Scientific classification
- Kingdom: Animalia
- Phylum: Chordata
- Class: Mammalia
- Order: Chiroptera
- Family: Vespertilionidae
- Genus: Myotis
- Species: M. simus
- Binomial name: Myotis simus Thomas, 1901
- Synonyms: Myotis sima

= Velvety myotis =

- Genus: Myotis
- Species: simus
- Authority: Thomas, 1901
- Conservation status: DD
- Synonyms: Myotis sima

Species of bat

The velvety myotis (Myotis simus), is a species of vesper bat from South America.

==Description==
The velvety myotis is a small bat, although of average size for a myotine, with a total length of 8 to 9 cm and weighing between 5 and 11 g. It has short, velvety, orange-brown fur over the whole of the body, which may fade to a brownish shade in preserved specimens. The ears and wing membranes are black and hairless.

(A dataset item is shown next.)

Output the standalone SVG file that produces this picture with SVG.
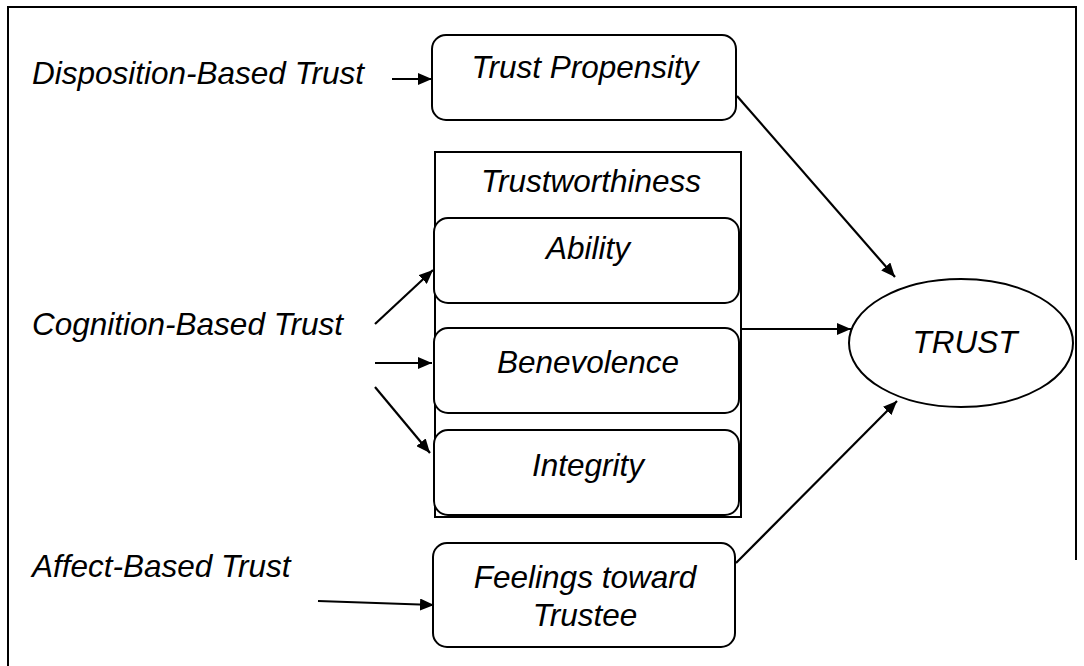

The ears are short and triangular, with a pointed tragus. Velvety myotis can be distinguished from all other New World members of the genus Myotis by the velvety nature of its fur, possession of larger canine teeth, and by the shape of plagiopatagium and the absence of fur on the trailing edge of the uropatagium. These differences were once considered sufficient to place the bat within its own monotypic subgenus, but this has not been supported by subsequent analysis.

==Distribution==
It is found in northern and western Brazil, southern Colombia, eastern Ecuador and Peru, and in Bolivia, Paraguay, and northwestern Argentina. It inhabits lowland forest and savannah habitats, close to bodies of fresh water. No subspecies are currently recognised, although a possible subspecies, or even full species, has been proposed for Bolivian specimens.

==Biology==
The velvety myotis feeds on insects, including beetles, bugs, moths, and flies, which it typically captures over water. They are generally found near rivers or over floodplains. They spend the day roosting in hollow trees, in burrows made by other animals, or beneath the thatched roofs of local buildings. They have often been recorded roosting together with lesser bulldog bats, an unrelated species with similar habitat preferences. Little is known of their reproduction, although, like most bats, they apparently give birth to single offspring. Pregnant females have been captured between September and March.